Tatsächlich läge es ohne diesen einen erfolgreichen Entscheid ebenso im Feld der Roten Laternen. Die Länder, in denen in den vergangenen zehn Jahren tatsächlich Bewegung ist in Sachen direkter Demokratie, heißen Schleswig-Holstein, Hamburg und Berlin.
Auch dort heißt es aber nicht immer nur Erfolg. Tatsächlich blieben auch 2014 die meiste Initiativen auf der Strecke, scheiterten an den vom Gesetzgeber eingebauten Hürden. Im Bericht heißt es dazu: “Im Jahr 2014 wurden insgesamt zwölf direktdemokratische Verfahren neu gestartet – drei mehr als 2013. Zehn davon waren Volksbegehren, zwei davon unverbindliche Volkspetitionen. Insgesamt zählten wir 23 laufende direktdemokratische Verfahren im Jahr 2014 und damit etwa gleich viele wie im Vorjahr (21). Es gab keinen regionalen Schwerpunkt bei den 2014 neu eingeleiteten Initiativen. Sie fanden in sieben Bundesländern statt. Interessanterweise wurden im Saarland und in Sachsen neue Verfahren eingeleitet. In beiden Bundesländern hatte es zuvor lange Zeit keine direktdemokratische Praxis gegeben.”
Also so eine Art Lebenszeichen.
Auch wenn in Sachsen schon seit Jahren klar ist, dass die Hürden einfach zu hoch sind, um die Verfahren wirklich anwendbar zu machen.
Dazu gehört auch noch eine Sonderregelung aus der Verfassung: “In Sachsen können 50 Prozent der Landtagsmitglieder nach Artikel 74, Absatz 3 der Verfassung einen Volksentscheid beantragen.” Nur kommen jenseits der Regierungsmehrheit im Normalfall keine 50 Prozent der Abgeordneten zusammen – mal ganz davon zu schweigen, dass die demokratischen Parteien mit der NPD niemals eine gemeinsame Sache gemacht hätten dieserart. Also gab’s auch aus dem Landtag keinen solchen Vorstoß.

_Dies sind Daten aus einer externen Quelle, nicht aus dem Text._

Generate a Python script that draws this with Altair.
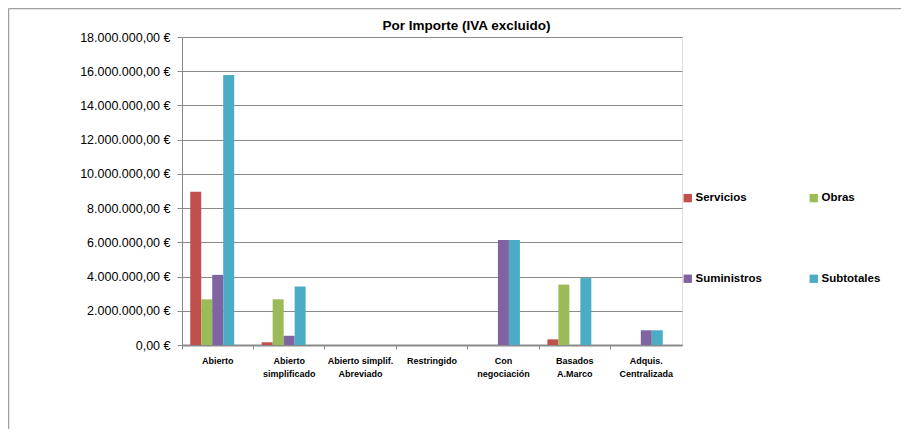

Andere Vorstöße hingegen gab es immer wieder. Gerade die Oppositionsfraktionen legten immer wieder solche Anträge vor – zuletzt die Linksfraktion im Jahr 2013. Doch sie erlebten alle das Schicksal der meisten Oppositionsanträge: Sie wurden abgelehnt.
Für 2014 registriert der Mehr Demokratie e.V. zwei Initiativen der AfD, die Bedingungen für Volksentscheide in Sachsen zu erleichtern.
Aber aktuell liegt tatsächlich ein gemeinsamer Gesetzentwurf von Linksfraktion und Grünen-Fraktion im Landtag vor. Wenn SPD und CDU ihre eigenen Wortmeldungen zum Thema ernst nehmen, müsste es diesmal eigentlich zu einer Gesetzesänderung kommen.
Sicher ist das nicht. Gerade wenn es um die Bewahrung ihrer eigenen Entscheidungsbefugnis geht, mauern deutsche Abgeordnete gern. Auch das wieder erlebt 2013/2014 auf Bundesebene, als auch die neuen Koalitionsparteien mit dem Versprechen in den Wahlkampf gegangen waren, die Bedingungen für Volksentscheide deutlich zu erleichtern.
Das Fazit des Mehr Demokratie e.V. zu diesem Kapitel:
“Noch nie wurden Volksentscheide bei Koalitionsverhandlungen auf Bundesebene so ernsthaft diskutiert wie 2013. Der Kompromissvorschlag von SPD und CSU ist ein Beleg dafür. Beide Seiten zeigten ihre Beweglichkeit, indem die SPD notfalls auch Referenden über EU-Themen und die CSU fakultative Referenden mittragen würde. Jedoch wurde 2013 wie auch 2014 erneut deutlich, dass bei der CDU weitere Überzeugungsarbeit nötig ist, um einen Einstieg in die direkte Demokratie auf Bundesebene zu finden.”
Tatsächlich zeigen die Zahlen für die zurückliegenden zehn Jahre, dass die Hürden für Volksentscheide für die beschränkten Ressourcen der Bürger, die welche initiieren wollen, in den meisten Bundesländern einfach zu hoch sind, um dieses Mittel der direkten Demokratie tatsächlich als selbstverständlich erlebbar zu machen.
Sachsen bekommt vom Mehr Demokratie e.V. insgesamt die Note 4 (3,8). Da bleibt eine Menge zu tun, bis das mal gute Rahmenbedingungen werden.